I'm not anti asylum seeker. I'm anti people taking advantage of the system for legitimate asylum seekers. There are people coming over from France. France isn't that bad. Also in addition, there's been attempted pogroms here.
I can't remember the statistic, but the majority of asylum seekers don't even come over in small boats. They're typically legal immigrants who cannot return home or extend their visa. I'm talking about the widely condemned human trafficking industry that takes advantage of our system to make a business of bringing people across the channel.
Unless you're from Ukraine or Hong Kong, there's no way to claim asylum in the UK that doesn't first involve entering the country illegally.
About half of asylum applicants come across in boats.
I also want to stop the boats and the exploitative gangs doing this, but any approach that isn't opening up safe and legal routes for applications to be made is just advocating for everyone else to bear the burden of global instability the UK played a disproportionate role in creating.
I assume you mean there hasn't. I think it's a pretty apt way to describe a mob descending on a hotel to try and burn it down because asylum seekers are inside.
Safe, legal routes are key, but are also a way to do the opposite of having "everyone else [...] bear the burden", because in a world where refugees are not seen as a global problem to be handled multilaterally to ensure the burden is shared, making it easier to claim asylum means you'll receive a higher share.
This can end up with people talking at cross-purposes because in any disagreement there can be a reluctance to address the numbers: what level of immigration is the right one?

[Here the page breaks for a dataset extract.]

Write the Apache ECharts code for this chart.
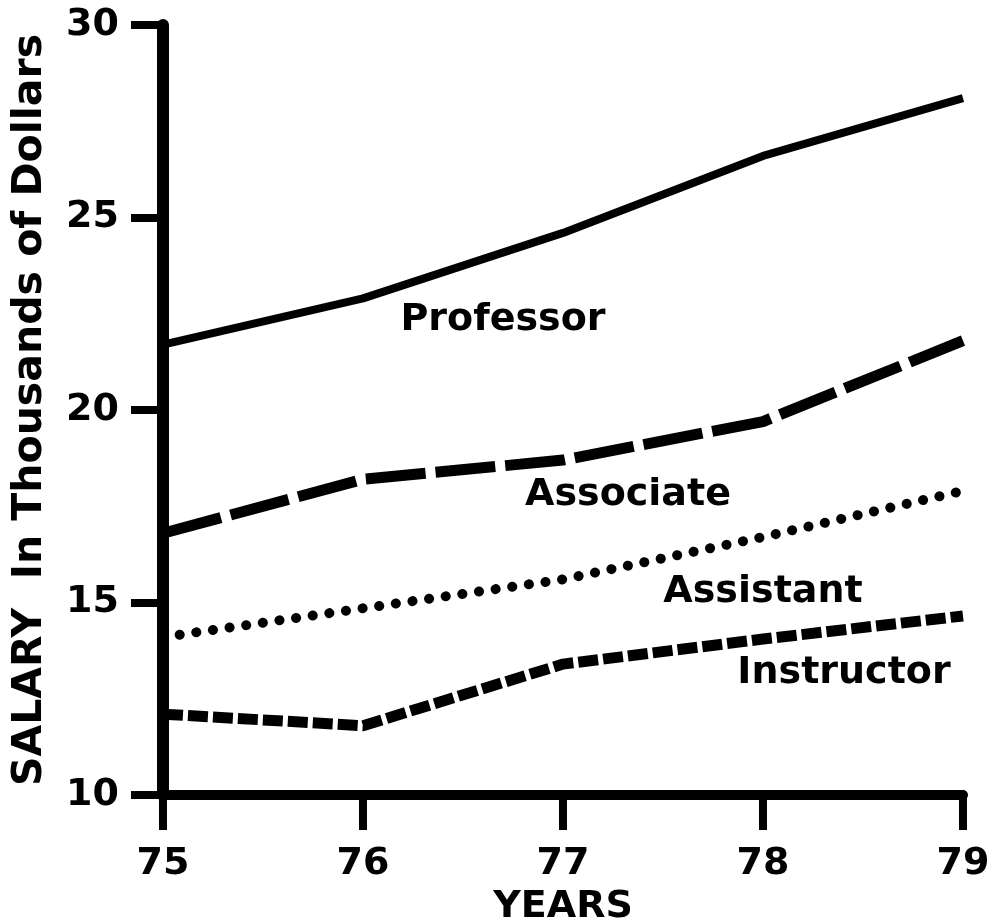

We need to balance
So what rate will balance those three things? I dunno, but looking at how migration has changed over the last few decades, it's not surprising that we are seeing a lot more annoyance under the third item.
I don't think this kind of thinking is very productive though. Maybe the UK as a country does bear some responsibility, but whether it is disproportionate is hard-to-impossible to quantify. Most small boat arrivals over the past few years are from Iran. Should UK citizens now be considered responsible for the actions of our government over 70 years ago? For a counter-coup that could never have been foreseen? Or should radical repressive Islamists bear more of that responsibility?
The next largest contingent is Afghanistan - but the UK went into Afghanistan with as part of a large multi-national coalition, so just what proportion of the responsibility is ours?
The next largest is Iraq - where we certainly bear a higher portion of the blame.
Then comes Albania - I don't know anything we've done to fuck them up. (Arrivals from Albania are now very low)
Next comes Syria - again I don't believe Britain has any responsibility for the situation there.
But if we are to incorporate this thinking into policy, it can't come as some kind of thought-terminator, "we did bad things in the world, so we have to be punished, so we must take whatever." We need to have at least a rough idea of which countries we have adversely affected, how significantly, and therefore roughly how many people that means we ought to take as some kind of reparation.
Otherwise, it's a non-starter; it wouldn't provide any practical guidance, so it would be little more than virtue signalling.